Copy out the listing in full, exactly as written, but not its pictures.

■ ■ ■ ■ ■ ■ ■

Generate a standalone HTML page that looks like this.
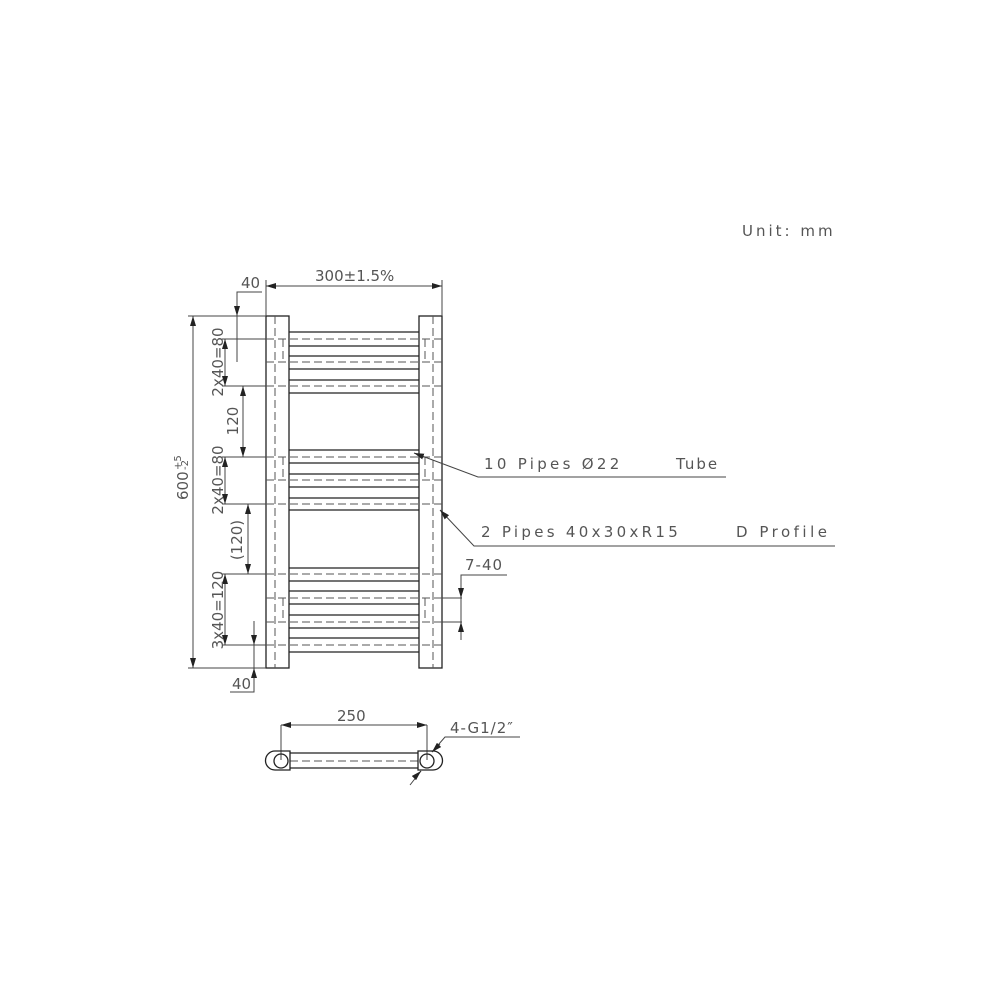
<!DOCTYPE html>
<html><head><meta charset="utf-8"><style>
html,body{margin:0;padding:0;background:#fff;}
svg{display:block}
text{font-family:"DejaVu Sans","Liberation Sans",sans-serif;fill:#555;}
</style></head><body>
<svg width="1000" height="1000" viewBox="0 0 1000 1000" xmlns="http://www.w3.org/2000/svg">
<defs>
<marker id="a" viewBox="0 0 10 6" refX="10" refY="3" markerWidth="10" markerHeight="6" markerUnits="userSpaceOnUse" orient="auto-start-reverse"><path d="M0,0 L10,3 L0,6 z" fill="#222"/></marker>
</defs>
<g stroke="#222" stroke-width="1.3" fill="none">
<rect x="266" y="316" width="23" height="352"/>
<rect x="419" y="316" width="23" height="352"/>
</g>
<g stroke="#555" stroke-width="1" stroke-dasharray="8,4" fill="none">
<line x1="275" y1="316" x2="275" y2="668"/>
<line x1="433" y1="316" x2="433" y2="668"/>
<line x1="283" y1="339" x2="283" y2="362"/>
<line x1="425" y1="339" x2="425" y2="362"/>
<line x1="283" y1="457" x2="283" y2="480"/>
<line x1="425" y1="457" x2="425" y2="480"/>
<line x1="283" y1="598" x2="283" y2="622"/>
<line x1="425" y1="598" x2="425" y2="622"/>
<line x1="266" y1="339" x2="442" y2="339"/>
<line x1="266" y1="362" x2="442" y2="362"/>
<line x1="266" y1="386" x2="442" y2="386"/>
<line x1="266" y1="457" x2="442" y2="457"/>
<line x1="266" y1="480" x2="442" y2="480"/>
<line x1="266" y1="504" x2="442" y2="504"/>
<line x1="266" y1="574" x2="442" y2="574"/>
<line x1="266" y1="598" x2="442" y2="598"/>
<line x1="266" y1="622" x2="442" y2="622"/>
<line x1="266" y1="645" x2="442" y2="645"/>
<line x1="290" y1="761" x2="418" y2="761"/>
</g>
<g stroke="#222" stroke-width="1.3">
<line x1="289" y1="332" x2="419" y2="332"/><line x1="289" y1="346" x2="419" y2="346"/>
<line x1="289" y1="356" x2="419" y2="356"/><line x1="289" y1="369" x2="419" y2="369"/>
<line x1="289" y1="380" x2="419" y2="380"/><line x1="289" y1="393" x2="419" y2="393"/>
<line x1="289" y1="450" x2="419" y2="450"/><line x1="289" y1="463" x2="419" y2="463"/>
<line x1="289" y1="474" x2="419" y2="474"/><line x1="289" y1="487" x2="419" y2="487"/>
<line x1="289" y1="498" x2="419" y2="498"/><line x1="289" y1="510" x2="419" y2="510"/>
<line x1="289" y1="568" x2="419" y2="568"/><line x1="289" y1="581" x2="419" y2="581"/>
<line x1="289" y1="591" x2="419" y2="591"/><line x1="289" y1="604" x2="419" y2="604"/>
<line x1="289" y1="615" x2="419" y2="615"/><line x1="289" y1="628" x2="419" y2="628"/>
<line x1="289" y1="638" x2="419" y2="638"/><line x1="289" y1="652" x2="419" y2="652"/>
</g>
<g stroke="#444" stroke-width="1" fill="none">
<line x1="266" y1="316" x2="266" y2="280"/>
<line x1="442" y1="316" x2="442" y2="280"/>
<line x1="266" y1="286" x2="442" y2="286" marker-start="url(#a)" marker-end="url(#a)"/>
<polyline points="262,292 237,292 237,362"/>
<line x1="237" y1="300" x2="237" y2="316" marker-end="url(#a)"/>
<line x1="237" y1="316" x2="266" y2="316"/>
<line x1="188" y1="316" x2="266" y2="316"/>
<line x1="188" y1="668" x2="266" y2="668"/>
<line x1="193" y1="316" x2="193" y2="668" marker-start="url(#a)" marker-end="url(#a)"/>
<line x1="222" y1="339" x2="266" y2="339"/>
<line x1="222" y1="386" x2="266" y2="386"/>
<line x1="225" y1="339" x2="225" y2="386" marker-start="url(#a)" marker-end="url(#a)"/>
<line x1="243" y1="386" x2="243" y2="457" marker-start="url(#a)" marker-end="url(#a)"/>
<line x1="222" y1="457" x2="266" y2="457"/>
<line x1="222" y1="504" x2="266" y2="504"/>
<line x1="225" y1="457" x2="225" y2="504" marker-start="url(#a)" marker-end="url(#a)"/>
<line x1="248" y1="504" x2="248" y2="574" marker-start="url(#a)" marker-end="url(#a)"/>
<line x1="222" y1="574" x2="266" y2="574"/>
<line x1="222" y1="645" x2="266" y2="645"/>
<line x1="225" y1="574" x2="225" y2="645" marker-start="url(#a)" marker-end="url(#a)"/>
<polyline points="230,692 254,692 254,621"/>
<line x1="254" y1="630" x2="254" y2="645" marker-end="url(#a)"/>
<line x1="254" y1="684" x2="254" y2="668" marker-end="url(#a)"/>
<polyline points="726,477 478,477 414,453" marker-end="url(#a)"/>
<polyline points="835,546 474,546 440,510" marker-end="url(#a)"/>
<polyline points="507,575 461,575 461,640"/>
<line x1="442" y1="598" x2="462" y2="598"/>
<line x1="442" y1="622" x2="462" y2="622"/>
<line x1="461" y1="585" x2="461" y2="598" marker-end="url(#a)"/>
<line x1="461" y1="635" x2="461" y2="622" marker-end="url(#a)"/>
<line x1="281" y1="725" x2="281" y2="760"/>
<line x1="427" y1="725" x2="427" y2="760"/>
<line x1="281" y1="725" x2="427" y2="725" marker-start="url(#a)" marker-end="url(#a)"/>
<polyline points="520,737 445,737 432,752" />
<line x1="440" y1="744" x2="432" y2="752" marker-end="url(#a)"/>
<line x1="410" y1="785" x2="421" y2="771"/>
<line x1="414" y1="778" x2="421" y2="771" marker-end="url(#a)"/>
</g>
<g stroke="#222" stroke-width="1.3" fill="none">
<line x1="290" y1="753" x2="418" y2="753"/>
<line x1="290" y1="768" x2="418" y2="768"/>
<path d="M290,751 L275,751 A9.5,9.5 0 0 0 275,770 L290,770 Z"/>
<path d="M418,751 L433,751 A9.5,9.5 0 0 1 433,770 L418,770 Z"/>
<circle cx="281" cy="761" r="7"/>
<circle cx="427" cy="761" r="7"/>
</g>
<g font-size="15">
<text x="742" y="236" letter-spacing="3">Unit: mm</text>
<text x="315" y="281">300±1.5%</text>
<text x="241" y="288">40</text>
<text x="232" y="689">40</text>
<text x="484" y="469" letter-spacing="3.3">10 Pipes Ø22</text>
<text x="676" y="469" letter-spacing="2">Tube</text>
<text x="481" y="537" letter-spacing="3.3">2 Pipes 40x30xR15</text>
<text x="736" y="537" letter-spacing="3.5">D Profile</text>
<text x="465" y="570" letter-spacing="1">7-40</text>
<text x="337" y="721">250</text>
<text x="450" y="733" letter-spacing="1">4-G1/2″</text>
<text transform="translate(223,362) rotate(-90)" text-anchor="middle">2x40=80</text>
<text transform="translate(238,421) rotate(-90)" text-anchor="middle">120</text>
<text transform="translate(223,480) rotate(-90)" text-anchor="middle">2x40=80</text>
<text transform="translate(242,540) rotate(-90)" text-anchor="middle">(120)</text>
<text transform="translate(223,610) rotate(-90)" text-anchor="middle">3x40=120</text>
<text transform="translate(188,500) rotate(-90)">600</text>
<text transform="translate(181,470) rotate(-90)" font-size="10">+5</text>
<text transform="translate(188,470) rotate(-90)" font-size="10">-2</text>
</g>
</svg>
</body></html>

■ ■ ■ ■ ■ ■ ■

*Solution to this task*.
Generate a standalone HTML page that looks like this.
<!DOCTYPE html>
<html><head><meta charset="utf-8"><style>
html,body{margin:0;padding:0;background:#fff;}
svg{display:block}
text{font-family:"DejaVu Sans","Liberation Sans",sans-serif;fill:#555;}
</style></head><body>
<svg width="1000" height="1000" viewBox="0 0 1000 1000" xmlns="http://www.w3.org/2000/svg">
<defs>
<marker id="a" viewBox="0 0 10 6" refX="10" refY="3" markerWidth="10" markerHeight="6" markerUnits="userSpaceOnUse" orient="auto-start-reverse"><path d="M0,0 L10,3 L0,6 z" fill="#222"/></marker>
</defs>
<g stroke="#222" stroke-width="1.3" fill="none">
<rect x="266" y="316" width="23" height="352"/>
<rect x="419" y="316" width="23" height="352"/>
</g>
<g stroke="#555" stroke-width="1" stroke-dasharray="8,4" fill="none">
<line x1="275" y1="316" x2="275" y2="668"/>
<line x1="433" y1="316" x2="433" y2="668"/>
<line x1="283" y1="339" x2="283" y2="362"/>
<line x1="425" y1="339" x2="425" y2="362"/>
<line x1="283" y1="457" x2="283" y2="480"/>
<line x1="425" y1="457" x2="425" y2="480"/>
<line x1="283" y1="598" x2="283" y2="622"/>
<line x1="425" y1="598" x2="425" y2="622"/>
<line x1="266" y1="339" x2="442" y2="339"/>
<line x1="266" y1="362" x2="442" y2="362"/>
<line x1="266" y1="386" x2="442" y2="386"/>
<line x1="266" y1="457" x2="442" y2="457"/>
<line x1="266" y1="480" x2="442" y2="480"/>
<line x1="266" y1="504" x2="442" y2="504"/>
<line x1="266" y1="574" x2="442" y2="574"/>
<line x1="266" y1="598" x2="442" y2="598"/>
<line x1="266" y1="622" x2="442" y2="622"/>
<line x1="266" y1="645" x2="442" y2="645"/>
<line x1="290" y1="761" x2="418" y2="761"/>
</g>
<g stroke="#222" stroke-width="1.3">
<line x1="289" y1="332" x2="419" y2="332"/><line x1="289" y1="346" x2="419" y2="346"/>
<line x1="289" y1="356" x2="419" y2="356"/><line x1="289" y1="369" x2="419" y2="369"/>
<line x1="289" y1="380" x2="419" y2="380"/><line x1="289" y1="393" x2="419" y2="393"/>
<line x1="289" y1="450" x2="419" y2="450"/><line x1="289" y1="463" x2="419" y2="463"/>
<line x1="289" y1="474" x2="419" y2="474"/><line x1="289" y1="487" x2="419" y2="487"/>
<line x1="289" y1="498" x2="419" y2="498"/><line x1="289" y1="510" x2="419" y2="510"/>
<line x1="289" y1="568" x2="419" y2="568"/><line x1="289" y1="581" x2="419" y2="581"/>
<line x1="289" y1="591" x2="419" y2="591"/><line x1="289" y1="604" x2="419" y2="604"/>
<line x1="289" y1="615" x2="419" y2="615"/><line x1="289" y1="628" x2="419" y2="628"/>
<line x1="289" y1="638" x2="419" y2="638"/><line x1="289" y1="652" x2="419" y2="652"/>
</g>
<g stroke="#444" stroke-width="1" fill="none">
<line x1="266" y1="316" x2="266" y2="280"/>
<line x1="442" y1="316" x2="442" y2="280"/>
<line x1="266" y1="286" x2="442" y2="286" marker-start="url(#a)" marker-end="url(#a)"/>
<polyline points="262,292 237,292 237,362"/>
<line x1="237" y1="300" x2="237" y2="316" marker-end="url(#a)"/>
<line x1="237" y1="316" x2="266" y2="316"/>
<line x1="188" y1="316" x2="266" y2="316"/>
<line x1="188" y1="668" x2="266" y2="668"/>
<line x1="193" y1="316" x2="193" y2="668" marker-start="url(#a)" marker-end="url(#a)"/>
<line x1="222" y1="339" x2="266" y2="339"/>
<line x1="222" y1="386" x2="266" y2="386"/>
<line x1="225" y1="339" x2="225" y2="386" marker-start="url(#a)" marker-end="url(#a)"/>
<line x1="243" y1="386" x2="243" y2="457" marker-start="url(#a)" marker-end="url(#a)"/>
<line x1="222" y1="457" x2="266" y2="457"/>
<line x1="222" y1="504" x2="266" y2="504"/>
<line x1="225" y1="457" x2="225" y2="504" marker-start="url(#a)" marker-end="url(#a)"/>
<line x1="248" y1="504" x2="248" y2="574" marker-start="url(#a)" marker-end="url(#a)"/>
<line x1="222" y1="574" x2="266" y2="574"/>
<line x1="222" y1="645" x2="266" y2="645"/>
<line x1="225" y1="574" x2="225" y2="645" marker-start="url(#a)" marker-end="url(#a)"/>
<polyline points="230,692 254,692 254,621"/>
<line x1="254" y1="630" x2="254" y2="645" marker-end="url(#a)"/>
<line x1="254" y1="684" x2="254" y2="668" marker-end="url(#a)"/>
<polyline points="726,477 478,477 414,453" marker-end="url(#a)"/>
<polyline points="835,546 474,546 440,510" marker-end="url(#a)"/>
<polyline points="507,575 461,575 461,640"/>
<line x1="442" y1="598" x2="462" y2="598"/>
<line x1="442" y1="622" x2="462" y2="622"/>
<line x1="461" y1="585" x2="461" y2="598" marker-end="url(#a)"/>
<line x1="461" y1="635" x2="461" y2="622" marker-end="url(#a)"/>
<line x1="281" y1="725" x2="281" y2="760"/>
<line x1="427" y1="725" x2="427" y2="760"/>
<line x1="281" y1="725" x2="427" y2="725" marker-start="url(#a)" marker-end="url(#a)"/>
<polyline points="520,737 445,737 432,752" />
<line x1="440" y1="744" x2="432" y2="752" marker-end="url(#a)"/>
<line x1="410" y1="785" x2="421" y2="771"/>
<line x1="414" y1="778" x2="421" y2="771" marker-end="url(#a)"/>
</g>
<g stroke="#222" stroke-width="1.3" fill="none">
<line x1="290" y1="753" x2="418" y2="753"/>
<line x1="290" y1="768" x2="418" y2="768"/>
<path d="M290,751 L275,751 A9.5,9.5 0 0 0 275,770 L290,770 Z"/>
<path d="M418,751 L433,751 A9.5,9.5 0 0 1 433,770 L418,770 Z"/>
<circle cx="281" cy="761" r="7"/>
<circle cx="427" cy="761" r="7"/>
</g>
<g font-size="15">
<text x="742" y="236" letter-spacing="3">Unit: mm</text>
<text x="315" y="281">300±1.5%</text>
<text x="241" y="288">40</text>
<text x="232" y="689">40</text>
<text x="484" y="469" letter-spacing="3.3">10 Pipes Ø22</text>
<text x="676" y="469" letter-spacing="2">Tube</text>
<text x="481" y="537" letter-spacing="3.3">2 Pipes 40x30xR15</text>
<text x="736" y="537" letter-spacing="3.5">D Profile</text>
<text x="465" y="570" letter-spacing="1">7-40</text>
<text x="337" y="721">250</text>
<text x="450" y="733" letter-spacing="1">4-G1/2″</text>
<text transform="translate(223,362) rotate(-90)" text-anchor="middle">2x40=80</text>
<text transform="translate(238,421) rotate(-90)" text-anchor="middle">120</text>
<text transform="translate(223,480) rotate(-90)" text-anchor="middle">2x40=80</text>
<text transform="translate(242,540) rotate(-90)" text-anchor="middle">(120)</text>
<text transform="translate(223,610) rotate(-90)" text-anchor="middle">3x40=120</text>
<text transform="translate(188,500) rotate(-90)">600</text>
<text transform="translate(181,470) rotate(-90)" font-size="10">+5</text>
<text transform="translate(188,470) rotate(-90)" font-size="10">-2</text>
</g>
</svg>
</body></html>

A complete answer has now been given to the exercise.